Floor debate was sharply divided. Opponents, led by Senator Conrad, said the measure represents a fundamental and potentially irreversible erosion of Nebraska's public‑power model and warned it functionally benefits specific private projects. "What is contained in LB 12 61 is not guardrails to protect public power, but an erosion of public power," Conrad said, calling for more study and transparency.
Supporters responded that the bill includes guardrails — co‑location, public‑power review board approval processes, contractual obligations and a sunset — and that it is designed to preserve public‑power retail authority while allowing private capital for projects that otherwise sit behind long component lead times.
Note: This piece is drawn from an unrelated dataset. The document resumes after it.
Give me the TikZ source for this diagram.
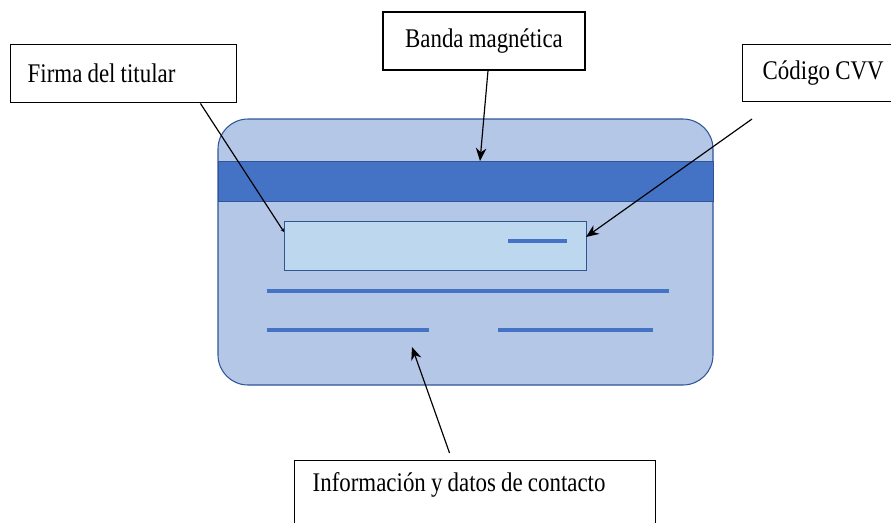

Senators asked about tax consequences, impacts on water and natural‑gas markets, and the potential for special‑interest carve‑outs; supporters said those are matters for the contractual and public‑power review processes.
Senator Conrad signaled and began to prosecute a priority motion to indefinitely postpone the bill, and floor debate continued without resolution. The Legislature adjourned after prolonged debate; proponents and opponents signaled further litigation of issues in committee and on the floor would continue.